Problem description: Transcribe the records that follow. Keep every word exactly, and drop the pictures.

Items:

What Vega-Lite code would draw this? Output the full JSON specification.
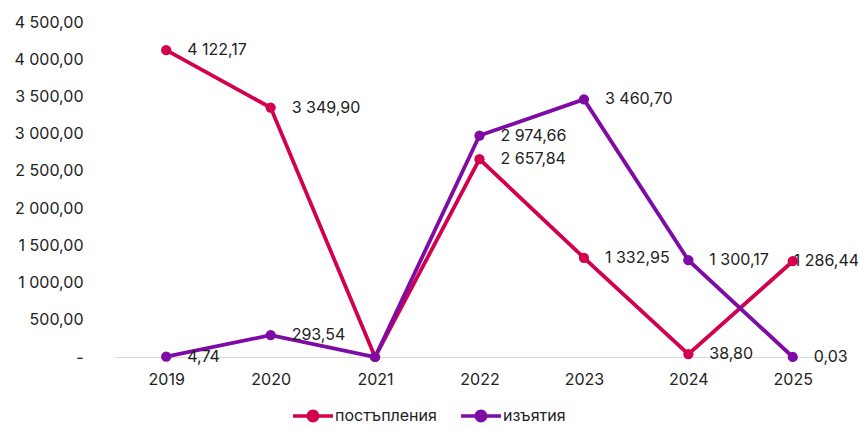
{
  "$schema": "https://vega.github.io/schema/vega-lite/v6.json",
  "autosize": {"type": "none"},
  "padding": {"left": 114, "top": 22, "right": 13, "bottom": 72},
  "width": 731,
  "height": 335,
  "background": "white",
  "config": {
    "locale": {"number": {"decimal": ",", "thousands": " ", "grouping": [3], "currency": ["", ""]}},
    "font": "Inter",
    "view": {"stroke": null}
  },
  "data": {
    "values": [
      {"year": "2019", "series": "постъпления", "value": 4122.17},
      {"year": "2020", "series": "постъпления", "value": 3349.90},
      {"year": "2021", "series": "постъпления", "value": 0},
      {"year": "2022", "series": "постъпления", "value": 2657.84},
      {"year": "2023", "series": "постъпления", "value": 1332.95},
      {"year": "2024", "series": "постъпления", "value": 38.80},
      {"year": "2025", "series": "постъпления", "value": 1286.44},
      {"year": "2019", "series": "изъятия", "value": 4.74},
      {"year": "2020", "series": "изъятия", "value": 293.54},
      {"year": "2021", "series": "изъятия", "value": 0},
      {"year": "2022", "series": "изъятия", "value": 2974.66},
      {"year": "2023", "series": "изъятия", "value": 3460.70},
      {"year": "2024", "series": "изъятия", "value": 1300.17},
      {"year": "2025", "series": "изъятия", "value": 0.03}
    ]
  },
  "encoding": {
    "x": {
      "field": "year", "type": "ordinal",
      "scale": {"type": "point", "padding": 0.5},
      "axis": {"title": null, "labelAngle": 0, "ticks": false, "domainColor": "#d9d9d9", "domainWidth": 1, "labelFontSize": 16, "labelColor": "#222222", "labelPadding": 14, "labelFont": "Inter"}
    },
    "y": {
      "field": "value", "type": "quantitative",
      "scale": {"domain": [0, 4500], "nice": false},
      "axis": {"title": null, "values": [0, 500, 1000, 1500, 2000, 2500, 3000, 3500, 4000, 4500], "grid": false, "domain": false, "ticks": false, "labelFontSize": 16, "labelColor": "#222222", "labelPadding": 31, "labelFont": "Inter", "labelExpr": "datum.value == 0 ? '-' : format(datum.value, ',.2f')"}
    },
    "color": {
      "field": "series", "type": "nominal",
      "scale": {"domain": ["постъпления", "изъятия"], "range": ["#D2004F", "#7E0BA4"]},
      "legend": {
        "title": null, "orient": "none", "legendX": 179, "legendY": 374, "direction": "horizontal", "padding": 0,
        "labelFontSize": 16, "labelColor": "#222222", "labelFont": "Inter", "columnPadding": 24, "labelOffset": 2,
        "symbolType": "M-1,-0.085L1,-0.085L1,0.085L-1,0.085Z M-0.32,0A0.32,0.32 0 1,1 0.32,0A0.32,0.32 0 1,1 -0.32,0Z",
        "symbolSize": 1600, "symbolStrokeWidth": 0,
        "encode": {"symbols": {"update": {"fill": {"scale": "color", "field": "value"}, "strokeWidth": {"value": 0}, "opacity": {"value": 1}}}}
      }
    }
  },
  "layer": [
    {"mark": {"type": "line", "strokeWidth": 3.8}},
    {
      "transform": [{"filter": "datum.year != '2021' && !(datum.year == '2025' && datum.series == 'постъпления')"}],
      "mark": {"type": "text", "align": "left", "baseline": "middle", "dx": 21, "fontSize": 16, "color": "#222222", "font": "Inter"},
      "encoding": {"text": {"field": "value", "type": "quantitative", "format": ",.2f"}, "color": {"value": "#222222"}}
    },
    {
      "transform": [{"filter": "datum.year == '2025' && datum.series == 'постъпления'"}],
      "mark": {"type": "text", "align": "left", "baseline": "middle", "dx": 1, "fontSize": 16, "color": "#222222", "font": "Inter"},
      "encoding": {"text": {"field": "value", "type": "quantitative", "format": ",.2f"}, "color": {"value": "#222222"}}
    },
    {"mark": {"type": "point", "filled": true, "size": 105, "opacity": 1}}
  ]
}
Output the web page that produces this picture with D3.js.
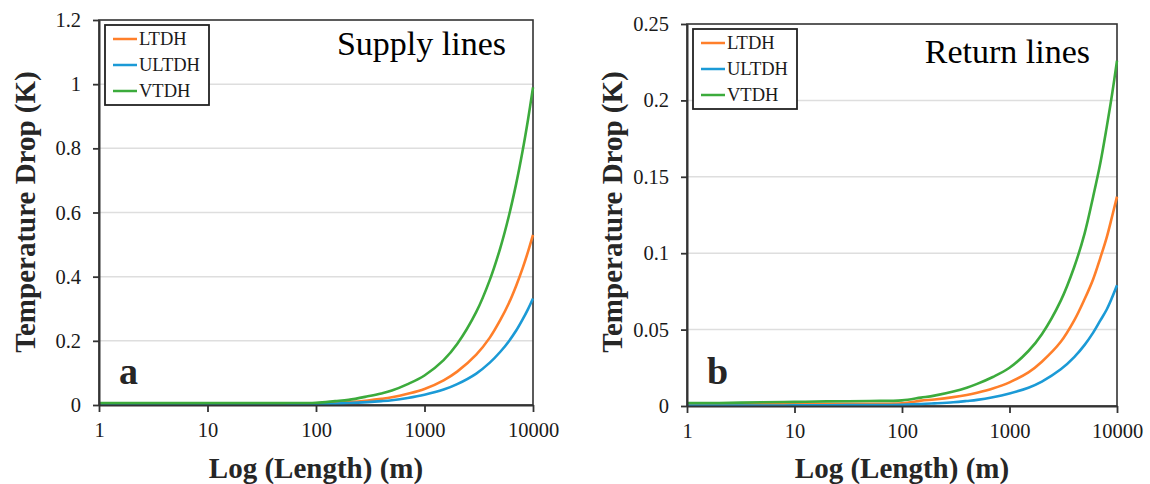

Answer to the exercise:
What Vega-Lite code would draw this? Output the full JSON specification.
{
  "$schema": "https://vega.github.io/schema/vega-lite/v6.json",
  "autosize": {"type": "none"},
  "padding": {"left": 114, "top": 22, "right": 13, "bottom": 72},
  "width": 731,
  "height": 335,
  "background": "white",
  "config": {
    "locale": {"number": {"decimal": ",", "thousands": " ", "grouping": [3], "currency": ["", ""]}},
    "font": "Inter",
    "view": {"stroke": null}
  },
  "data": {
    "values": [
      {"year": "2019", "series": "постъпления", "value": 4122.17},
      {"year": "2020", "series": "постъпления", "value": 3349.90},
      {"year": "2021", "series": "постъпления", "value": 0},
      {"year": "2022", "series": "постъпления", "value": 2657.84},
      {"year": "2023", "series": "постъпления", "value": 1332.95},
      {"year": "2024", "series": "постъпления", "value": 38.80},
      {"year": "2025", "series": "постъпления", "value": 1286.44},
      {"year": "2019", "series": "изъятия", "value": 4.74},
      {"year": "2020", "series": "изъятия", "value": 293.54},
      {"year": "2021", "series": "изъятия", "value": 0},
      {"year": "2022", "series": "изъятия", "value": 2974.66},
      {"year": "2023", "series": "изъятия", "value": 3460.70},
      {"year": "2024", "series": "изъятия", "value": 1300.17},
      {"year": "2025", "series": "изъятия", "value": 0.03}
    ]
  },
  "encoding": {
    "x": {
      "field": "year", "type": "ordinal",
      "scale": {"type": "point", "padding": 0.5},
      "axis": {"title": null, "labelAngle": 0, "ticks": false, "domainColor": "#d9d9d9", "domainWidth": 1, "labelFontSize": 16, "labelColor": "#222222", "labelPadding": 14, "labelFont": "Inter"}
    },
    "y": {
      "field": "value", "type": "quantitative",
      "scale": {"domain": [0, 4500], "nice": false},
      "axis": {"title": null, "values": [0, 500, 1000, 1500, 2000, 2500, 3000, 3500, 4000, 4500], "grid": false, "domain": false, "ticks": false, "labelFontSize": 16, "labelColor": "#222222", "labelPadding": 31, "labelFont": "Inter", "labelExpr": "datum.value == 0 ? '-' : format(datum.value, ',.2f')"}
    },
    "color": {
      "field": "series", "type": "nominal",
      "scale": {"domain": ["постъпления", "изъятия"], "range": ["#D2004F", "#7E0BA4"]},
      "legend": {
        "title": null, "orient": "none", "legendX": 179, "legendY": 374, "direction": "horizontal", "padding": 0,
        "labelFontSize": 16, "labelColor": "#222222", "labelFont": "Inter", "columnPadding": 24, "labelOffset": 2,
        "symbolType": "M-1,-0.085L1,-0.085L1,0.085L-1,0.085Z M-0.32,0A0.32,0.32 0 1,1 0.32,0A0.32,0.32 0 1,1 -0.32,0Z",
        "symbolSize": 1600, "symbolStrokeWidth": 0,
        "encode": {"symbols": {"update": {"fill": {"scale": "color", "field": "value"}, "strokeWidth": {"value": 0}, "opacity": {"value": 1}}}}
      }
    }
  },
  "layer": [
    {"mark": {"type": "line", "strokeWidth": 3.8}},
    {
      "transform": [{"filter": "datum.year != '2021' && !(datum.year == '2025' && datum.series == 'постъпления')"}],
      "mark": {"type": "text", "align": "left", "baseline": "middle", "dx": 21, "fontSize": 16, "color": "#222222", "font": "Inter"},
      "encoding": {"text": {"field": "value", "type": "quantitative", "format": ",.2f"}, "color": {"value": "#222222"}}
    },
    {
      "transform": [{"filter": "datum.year == '2025' && datum.series == 'постъпления'"}],
      "mark": {"type": "text", "align": "left", "baseline": "middle", "dx": 1, "fontSize": 16, "color": "#222222", "font": "Inter"},
      "encoding": {"text": {"field": "value", "type": "quantitative", "format": ",.2f"}, "color": {"value": "#222222"}}
    },
    {"mark": {"type": "point", "filled": true, "size": 105, "opacity": 1}}
  ]
}
Output the web page that produces this picture with D3.js.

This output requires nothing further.